▸ **What to do**
Could the lines from the start of the data through the line with "const fmt = v" be set down exactly, with no pictures among them?

▸ **Data section**

►

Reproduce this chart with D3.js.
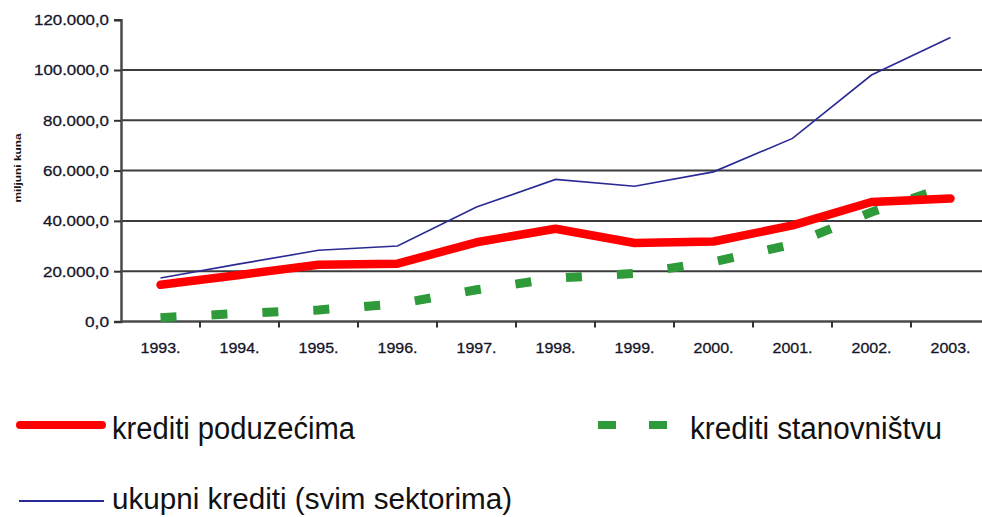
<!DOCTYPE html>
<html>
<head>
<meta charset="utf-8">
<script src="https://cdn.jsdelivr.net/npm/d3@7"></script>
<style>
  body { margin: 0; background: #fff; }
  svg { display: block; font-family: "Liberation Sans", Arial, sans-serif; }
</style>
</head>
<body>
<svg id="chart" width="982" height="517"></svg>
<script>
// years on the x axis
const years = ["1993.", "1994.", "1995.", "1996.", "1997.", "1998.", "1999.", "2000.", "2001.", "2002.", "2003."];
// milijuni kuna
const kreditiPoduzecima = [14600, 18500, 22600, 23000, 31500, 36900, 31200, 31800, 38200, 47500, 48900];
const kreditiStanovnistvu = [1500, 3200, 4600, 7000, 12600, 17200, 19100, 23700, 30700, 43500, 54000];
const ukupniKrediti = [17300, 22900, 28300, 30000, 45500, 56500, 53800, 59500, 72800, 98000, 112900];
const yTicks = [0, 20000, 40000, 60000, 80000, 100000, 120000];

const svg = d3.select("#chart");

const x = d3.scaleBand().domain(years).range([121, 990]);
const y = d3.scaleLinear().domain([0, 120000]).range([321.5, 19.7]);

const fmt = v => d3.format(",.1f")(v).replace(/,/g, "#").replace(".", ",").replace(/#/g, ".");

// horizontal grid (none at the top value)
svg.append("g")
  .selectAll("line")
  .data(yTicks.filter(d => d > 0 && d < 120000))
  .join("line")
  .attr("x1", 121).attr("x2", 990)
  .attr("y1", d => y(d)).attr("y2", d => y(d))
  .attr("stroke", "#3c3c3c")
  .attr("stroke-width", 2);

// y axis
const yAxis = svg.append("g")
  .attr("transform", "translate(121,0)")
  .call(d3.axisLeft(y).tickValues(yTicks).tickFormat(fmt).tickSize(7).tickPadding(5));
yAxis.select(".domain").attr("stroke", "#4a4a4a").attr("stroke-width", 2.5);
yAxis.selectAll(".tick line").attr("stroke", "#333").attr("stroke-width", 2);
yAxis.selectAll(".tick text")
  .attr("font-size", 15)
  .attr("fill", "#15152a")
  .attr("stroke", "#15152a")
  .attr("stroke-width", 0.3)
  .attr("lengthAdjust", "spacingAndGlyphs")
  .each(function(d) {
    const t = fmt(d);
    d3.select(this).attr("textLength", t.length === 9 ? 75 : t.length === 8 ? 66 : 24);
  });

// x axis with ticks between categories
const xAxis = svg.append("g").attr("transform", `translate(0,${y(0)})`);
xAxis.append("line")
  .attr("x1", 121).attr("x2", 990)
  .attr("stroke", "#4a4a4a").attr("stroke-width", 2.5);
xAxis.selectAll(".sep")
  .data(years.slice(1))
  .join("line")
  .attr("class", "sep")
  .attr("x1", d => x(d)).attr("x2", d => x(d))
  .attr("y1", 0).attr("y2", 6)
  .attr("stroke", "#333").attr("stroke-width", 2);
xAxis.selectAll(".lbl")
  .data(years)
  .join("text")
  .attr("class", "lbl")
  .attr("x", d => x(d) + x.bandwidth() / 2)
  .attr("y", 31.5)
  .attr("text-anchor", "middle")
  .attr("font-size", 15)
  .attr("fill", "#15152a")
  .attr("stroke", "#15152a")
  .attr("stroke-width", 0.3)
  .attr("textLength", 40)
  .attr("lengthAdjust", "spacingAndGlyphs")
  .text(d => d);

// y axis title
svg.append("text")
  .attr("transform", "translate(21,168) rotate(-90)")
  .attr("text-anchor", "middle")
  .attr("font-size", 9)
  .attr("font-weight", "bold")
  .attr("fill", "#111")
  .attr("textLength", 69)
  .attr("lengthAdjust", "spacingAndGlyphs")
  .text("miljuni kuna");

const cx = d => x(d) + x.bandwidth() / 2;
const line = d3.line().x((d, i) => cx(years[i])).y(d => y(d));

svg.append("path")
  .datum(kreditiStanovnistvu)
  .attr("d", line)
  .attr("fill", "none")
  .attr("stroke", "#2e9a3a")
  .attr("stroke-width", 9)
  .attr("stroke-dasharray", "16,35");

svg.append("path")
  .datum(kreditiPoduzecima)
  .attr("d", line)
  .attr("fill", "none")
  .attr("stroke", "#ff0000")
  .attr("stroke-width", 8.5)
  .attr("stroke-linejoin", "round")
  .attr("stroke-linecap", "round");

svg.append("path")
  .datum(ukupniKrediti)
  .attr("d", line)
  .attr("fill", "none")
  .attr("stroke", "#2a2a96")
  .attr("stroke-width", 1.6);

// legend
const legend = svg.append("g");
legend.append("line")
  .attr("x1", 20).attr("x2", 102).attr("y1", 425).attr("y2", 425)
  .attr("stroke", "#ff0000").attr("stroke-width", 8).attr("stroke-linecap", "round");
legend.append("text")
  .attr("x", 112).attr("y", 439)
  .attr("font-size", 31).attr("fill", "#111")
  .attr("textLength", 243).attr("lengthAdjust", "spacingAndGlyphs")
  .text("krediti poduzećima");

legend.append("line")
  .attr("x1", 598).attr("x2", 667).attr("y1", 425).attr("y2", 425)
  .attr("stroke", "#2e9a3a").attr("stroke-width", 8).attr("stroke-dasharray", "18,33");
legend.append("text")
  .attr("x", 690).attr("y", 439)
  .attr("font-size", 31).attr("fill", "#111")
  .attr("textLength", 252).attr("lengthAdjust", "spacingAndGlyphs")
  .text("krediti stanovništvu");

legend.append("line")
  .attr("x1", 19).attr("x2", 104).attr("y1", 501).attr("y2", 501)
  .attr("stroke", "#2a2a96").attr("stroke-width", 1.8);
legend.append("text")
  .attr("x", 112).attr("y", 509)
  .attr("font-size", 30).attr("fill", "#111")
  .attr("textLength", 400).attr("lengthAdjust", "spacingAndGlyphs")
  .text("ukupni krediti (svim sektorima)");
</script>
</body>
</html>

◄

▸ **The result**
Reproduce this chart with D3.js.
<!DOCTYPE html>
<html>
<head>
<meta charset="utf-8">
<script src="https://cdn.jsdelivr.net/npm/d3@7"></script>
<style>
  body { margin: 0; background: #fff; }
  svg { display: block; font-family: "Liberation Sans", Arial, sans-serif; }
</style>
</head>
<body>
<svg id="chart" width="982" height="517"></svg>
<script>
// years on the x axis
const years = ["1993.", "1994.", "1995.", "1996.", "1997.", "1998.", "1999.", "2000.", "2001.", "2002.", "2003."];
// milijuni kuna
const kreditiPoduzecima = [14600, 18500, 22600, 23000, 31500, 36900, 31200, 31800, 38200, 47500, 48900];
const kreditiStanovnistvu = [1500, 3200, 4600, 7000, 12600, 17200, 19100, 23700, 30700, 43500, 54000];
const ukupniKrediti = [17300, 22900, 28300, 30000, 45500, 56500, 53800, 59500, 72800, 98000, 112900];
const yTicks = [0, 20000, 40000, 60000, 80000, 100000, 120000];

const svg = d3.select("#chart");

const x = d3.scaleBand().domain(years).range([121, 990]);
const y = d3.scaleLinear().domain([0, 120000]).range([321.5, 19.7]);

const fmt = v => d3.format(",.1f")(v).replace(/,/g, "#").replace(".", ",").replace(/#/g, ".");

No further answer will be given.